Copy, from the entries below, each line in which the string "page" appears.

--- BEGIN ---

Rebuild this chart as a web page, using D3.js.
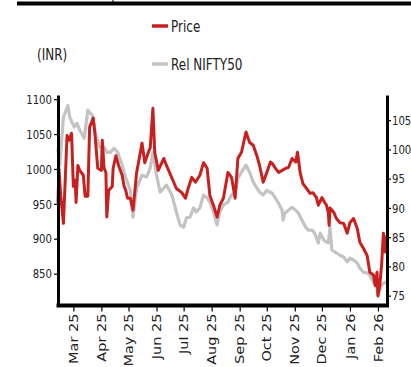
<!DOCTYPE html>
<html><head><meta charset="utf-8">
<script src="https://cdn.jsdelivr.net/npm/d3@7"></script>
<style>html,body{margin:0;padding:0;background:#fff;overflow:hidden}</style>
</head><body><svg id="c" width="411" height="367"></svg>
<script>
const priceDates = ["2025-02-12","2025-02-13","2025-02-15","2025-02-18","2025-02-20","2025-02-22","2025-02-24","2025-02-27","2025-03-01","2025-03-03","2025-03-04","2025-03-06","2025-03-08","2025-03-12","2025-03-14","2025-03-17","2025-03-19","2025-03-23","2025-03-25","2025-03-28","2025-04-01","2025-04-02","2025-04-04","2025-04-06","2025-04-07","2025-04-09","2025-04-13","2025-04-14","2025-04-17","2025-04-20","2025-04-24","2025-04-26","2025-04-28","2025-04-30","2025-05-03","2025-05-06","2025-05-10","2025-05-16","2025-05-19","2025-05-23","2025-05-25","2025-05-28","2025-05-30","2025-06-03","2025-06-09","2025-06-12","2025-06-18","2025-06-23","2025-06-29","2025-07-03","2025-07-06","2025-07-10","2025-07-14","2025-07-19","2025-07-23","2025-07-27","2025-07-30","2025-08-03","2025-08-07","2025-08-10","2025-08-14","2025-08-19","2025-08-23","2025-08-27","2025-08-30","2025-09-03","2025-09-08","2025-09-12","2025-09-16","2025-09-20","2025-09-23","2025-09-27","2025-10-01","2025-10-05","2025-10-07","2025-10-10","2025-10-14","2025-10-18","2025-10-22","2025-10-25","2025-10-29","2025-11-02","2025-11-04","2025-11-07","2025-11-10","2025-11-14","2025-11-18","2025-11-21","2025-11-25","2025-11-27","2025-12-01","2025-12-04","2025-12-06","2025-12-08","2025-12-09","2025-12-10","2025-12-14","2025-12-17","2025-12-21","2025-12-25","2025-12-29","2026-01-01","2026-01-05","2026-01-09","2026-01-12","2026-01-16","2026-01-20","2026-01-23","2026-01-27","2026-01-29","2026-01-31","2026-02-01","2026-02-03","2026-02-05","2026-02-07","2026-02-09","2026-02-11"];
const priceValues = [952,1001,962,922,984,1048,1041,1051,975,984,952,1005,998,991,961,961,1060,1073,1048,1001,998,1041,1001,995,931,969,975,1001,1019,1005,991,976,969,958,958,941,995,1037,1009,1024,1030,1087,1024,998,1015,1005,987,972,966,958,972,988,981,991,1009,1001,962,948,931,948,958,995,988,958,1015,1024,1053,1038,1034,1019,1005,981,995,1010,1008,1002,995,998,1001,1002,1015,1010,1024,994,979,972,965,966,959,948,959,952,948,938,919,944,938,929,923,922,908,923,929,915,895,886,876,852,848,833,852,818,833,862,908,881,905];
const relDates = ["2025-02-12","2025-02-14","2025-02-18","2025-02-23","2025-02-25","2025-03-02","2025-03-05","2025-03-08","2025-03-13","2025-03-17","2025-03-22","2025-03-26","2025-03-30","2025-04-04","2025-04-07","2025-04-11","2025-04-15","2025-04-19","2025-04-24","2025-04-28","2025-05-03","2025-05-06","2025-05-10","2025-05-16","2025-05-21","2025-05-25","2025-05-28","2025-06-01","2025-06-05","2025-06-09","2025-06-12","2025-06-18","2025-06-23","2025-06-27","2025-07-01","2025-07-04","2025-07-08","2025-07-12","2025-07-15","2025-07-19","2025-07-23","2025-07-27","2025-07-30","2025-08-03","2025-08-07","2025-08-10","2025-08-14","2025-08-19","2025-08-23","2025-08-27","2025-08-30","2025-09-03","2025-09-08","2025-09-12","2025-09-16","2025-09-20","2025-09-23","2025-09-27","2025-10-01","2025-10-07","2025-10-10","2025-10-14","2025-10-18","2025-10-19","2025-10-21","2025-10-25","2025-10-29","2025-11-02","2025-11-05","2025-11-09","2025-11-13","2025-11-16","2025-11-20","2025-11-23","2025-11-27","2025-11-29","2025-12-03","2025-12-08","2025-12-10","2025-12-12","2025-12-15","2025-12-21","2025-12-25","2025-12-29","2026-01-01","2026-01-05","2026-01-09","2026-01-12","2026-01-16","2026-01-20","2026-01-23","2026-01-27","2026-01-31","2026-02-01","2026-02-05","2026-02-09","2026-02-11"];
const relValues = [100.2,97.3,105.5,107.5,105.5,103.8,104.5,103.3,101.9,106.7,105.8,102.4,100.4,100.4,99.5,99.5,100.2,99.5,97.3,95.1,93.0,88.4,93.4,95.6,95.3,96.8,99.5,95.6,92.7,93.4,93.9,92.2,89.3,87.1,86.7,88.3,88.4,90.0,89.3,90.0,92.2,91.7,91.0,89.3,87.1,89.3,90.5,91.0,92.2,92.7,95.1,96.1,97.3,96.1,94.4,93.4,92.7,92.2,93.0,92.5,91.8,90.8,89.6,87.9,89.1,89.6,90.1,89.6,89.1,87.9,86.7,86.2,86.2,85.7,84.0,85.7,84.5,84.0,86.6,82.8,82.5,81.9,81.6,80.8,81.4,81.1,80.6,79.7,79.0,78.9,78.5,77.3,76.3,75.1,76.8,77.3,77.3];
const monthTicks = ["2025-03-01","2025-04-01","2025-05-01","2025-06-01","2025-07-01","2025-08-01","2025-09-01","2025-10-01","2025-11-01","2025-12-01","2026-01-01","2026-02-01"];
const leftTicks = [850,900,950,1000,1050,1100];
const rightTicks = [75,80,85,90,95,100,105];
const seriesNames = ["Price","Rel NIFTY50"];
const unitLabel = "(INR)";

const parse = d3.timeParse("%Y-%m-%d");
const svg = d3.select("#c");
const RED = "#c8201f", GRAY = "#c3c3c3";
const FONT = "DejaVu Sans, sans-serif";

const x = d3.scaleTime().domain([parse("2025-02-12"), parse("2026-02-11")]).range([58, 387]);
const yL = d3.scaleLinear().domain([805, 1106]).range([305, 95]);
const yR = d3.scaleLinear().domain([73.4, 109.3]).range([305, 95]);

// top rule
svg.append("line").attr("x1",17).attr("x2",411).attr("y1",3.5).attr("y2",3.5).attr("stroke","#000").attr("stroke-width",4);
svg.append("line").attr("x1",113).attr("x2",113).attr("y1",0).attr("y2",3).attr("stroke","#000").attr("stroke-width",1);

// legend
const leg = svg.append("g");
[[seriesNames[0], RED, 26, 31.5],[seriesNames[1], GRAY, 64, 69.5]].forEach(([t,c,ly,ty])=>{
  leg.append("line").attr("x1",152).attr("x2",168).attr("y1",ly).attr("y2",ly).attr("stroke",c).attr("stroke-width",3.5);
  leg.append("text").attr("transform",`translate(171,${ty}) scale(0.8,1)`).attr("font-family",FONT).attr("font-size",15).attr("fill","#222").text(t);
});
svg.append("text").attr("transform","translate(37,60) scale(0.8,1)").attr("font-family",FONT).attr("font-size",15).attr("fill","#222").text(unitLabel);

// lines
const relData = relDates.map((d,i)=>({d:parse(d), v:relValues[i]}));
const priceData = priceDates.map((d,i)=>({d:parse(d), v:priceValues[i]}));
svg.append("path").datum(relData).attr("fill","none").attr("stroke",GRAY).attr("stroke-width",3.2).attr("stroke-linejoin","round")
  .attr("d", d3.line().x(p=>x(p.d)).y(p=>yR(p.v)));
svg.append("path").datum(priceData).attr("fill","none").attr("stroke",RED).attr("stroke-width",3).attr("stroke-linejoin","round")
  .attr("d", d3.line().x(p=>x(p.d)).y(p=>yL(p.v)));

// axes
function style(g){
  g.select(".domain").attr("stroke","#000").attr("stroke-width",3);
  g.selectAll(".tick line").attr("stroke","#000").attr("stroke-width",1.2);
  g.selectAll(".tick text").attr("fill","#222").attr("font-family",FONT);
}
const gL = svg.append("g").attr("transform","translate(58,0)")
  .call(d3.axisLeft(yL).tickValues(leftTicks).tickFormat(d3.format("d")).tickSize(4).tickSizeOuter(0));
style(gL);
gL.selectAll(".tick text").attr("font-size",13).attr("x",-6/0.78).attr("transform","scale(0.78,1)");

const gR = svg.append("g").attr("transform","translate(387,0)")
  .call(d3.axisRight(yR).tickValues(rightTicks).tickFormat(d3.format("d")).tickSize(4).tickSizeOuter(0));
style(gR);
gR.selectAll(".tick text").attr("font-size",13).attr("x",5/0.78).attr("transform","scale(0.78,1)");

const gB = svg.append("g").attr("transform","translate(0,305.5)")
  .call(d3.axisBottom(x).tickValues(monthTicks.map(parse)).tickFormat(d3.timeFormat("%b %y")).tickSize(6).tickSizeOuter(0));
gB.select(".domain").attr("stroke","#000").attr("stroke-width",4).attr("d","M56.5,0H389");
gB.selectAll(".tick line").attr("stroke","#000").attr("stroke-width",1.2);
gB.selectAll(".tick text").attr("fill","#222").attr("font-family",FONT).attr("font-size",14.5)
  .attr("x",0).attr("y",0).attr("dy","0.35em").attr("text-anchor","end")
  .attr("transform","translate(0,8) scale(0.8,1) rotate(-90)");
</script></body></html>
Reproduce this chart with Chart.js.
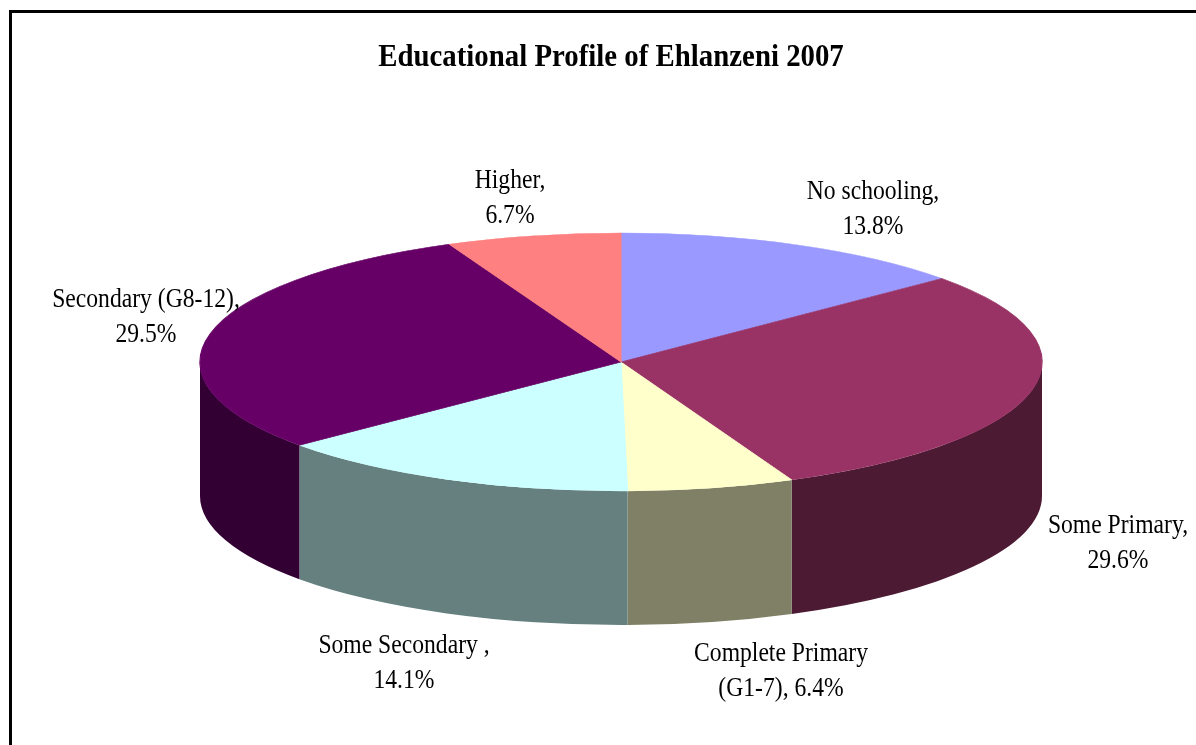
<!DOCTYPE html>
<html>
<head>
<meta charset="utf-8">
<title>Educational Profile of Ehlanzeni 2007</title>
<script src="https://cdn.jsdelivr.net/npm/chart.js@4"></script>
<style>
    html, body { margin: 0; padding: 0; background: #fff; overflow: hidden; }
    #wrap { position: relative; width: 1196px; height: 745px; overflow: hidden; }
    #frame { position: absolute; left: 9px; top: 10px; width: 1400px; height: 1000px; border: 3px solid #000; }
    canvas { position: absolute; left: 0; top: 0; }
</style>
</head>
<body>
<div id="wrap">
    <div id="frame"></div>
    <canvas id="pieChart" width="1196" height="745"></canvas>
</div>
<script>
var chartTitle = 'Educational Profile of Ehlanzeni 2007';
var categories = ['No schooling', 'Some Primary', 'Complete Primary (G1-7)', 'Some Secondary', 'Secondary (G8-12)', 'Higher'];
var shares = [13.8, 29.6, 6.4, 14.1, 29.5, 6.7];
var topColors = ['#9999ff', '#993366', '#ffffcc', '#ccffff', '#660066', '#ff8080'];
var sideColors = ['#4d4d80', '#4d1a33', '#808066', '#668080', '#330033', '#804040'];

//data label text, two lines each, same order as categories
var labelLines = [
    ['No schooling,', '13.8%'],
    ['Some Primary,', '29.6%'],
    ['Complete Primary', '(G1-7), 6.4%'],
    ['Some Secondary ,', '14.1%'],
    ['Secondary (G8-12),', '29.5%'],
    ['Higher,', '6.7%']
];
//center x and first baseline of each label
var labelX = [873, 1118, 781, 404, 146, 510];
var labelY = [199, 533, 661, 653, 307, 188];

//where the tilted pie goes on the page
var pieX = 621, pieY = 362, pieRx = 421, pieRy = 129, pieDepth = 134;

function drawText(ctx, text, x, y, font, squeeze) {
    ctx.save();
    ctx.font = font;
    ctx.fillStyle = '#000';
    ctx.textAlign = 'center';
    ctx.textBaseline = 'alphabetic';
    ctx.translate(x, y);
    ctx.scale(squeeze, 1);
    ctx.fillText(text, 0, 0);
    ctx.restore();
}

//squash the pie into an ellipse, the wall is only the front half of each slice
var tiltedPie = {
    id: 'tiltedPie',
    beforeDatasetsDraw: function(chart) {
        var ctx = chart.ctx;
        var arcs = chart.getDatasetMeta(0).data;
        arcs.forEach(function(arc, i) {
            var from = Math.max(arc.startAngle, 0);
            var to = Math.min(arc.endAngle, Math.PI);
            if (to <= from) return;
            ctx.fillStyle = sideColors[i];
            ctx.beginPath();
            ctx.ellipse(pieX, pieY, pieRx, pieRy, 0, from, to);
            ctx.ellipse(pieX, pieY + pieDepth, pieRx, pieRy, 0, to, from, true);
            ctx.closePath();
            ctx.fill();
        });
        var scale = 1 / arcs[0].outerRadius;
        ctx.save();
        ctx.translate(pieX, pieY);
        ctx.scale(pieRx * scale, pieRy * scale);
        ctx.translate(-arcs[0].x, -arcs[0].y);
    },
    afterDatasetsDraw: function(chart) {
        chart.ctx.restore();
    },
    afterDraw: function(chart) {
        var ctx = chart.ctx;
        drawText(ctx, chartTitle, 611, 66, 'bold 31px "Liberation Serif"', 0.93);
        labelLines.forEach(function(lines, i) {
            drawText(ctx, lines[0], labelX[i], labelY[i], '27px "Liberation Serif"', 0.875);
            drawText(ctx, lines[1], labelX[i], labelY[i] + 34.5, '27px "Liberation Serif"', 0.875);
        });
    }
};

var chart = new Chart(document.getElementById('pieChart').getContext('2d'), {
    type: 'pie',
    data: {
        labels: categories,
        datasets: [{
            data: shares,
            backgroundColor: topColors,
            borderColor: topColors,
            borderWidth: 1
        }]
    },
    options: {
        responsive: false,
        animation: false,
        plugins: {
            legend: { display: false },
            tooltip: { enabled: false },
            title: { display: false }
        }
    },
    plugins: [tiltedPie]
});
</script>
</body>
</html>
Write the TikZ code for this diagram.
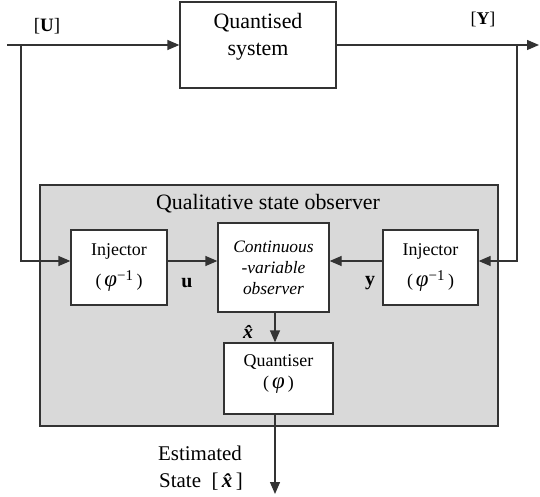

--- END ---

--- Problem solution ---
Rebuild this chart as a web page, using D3.js.
//where the tilted pie goes on the page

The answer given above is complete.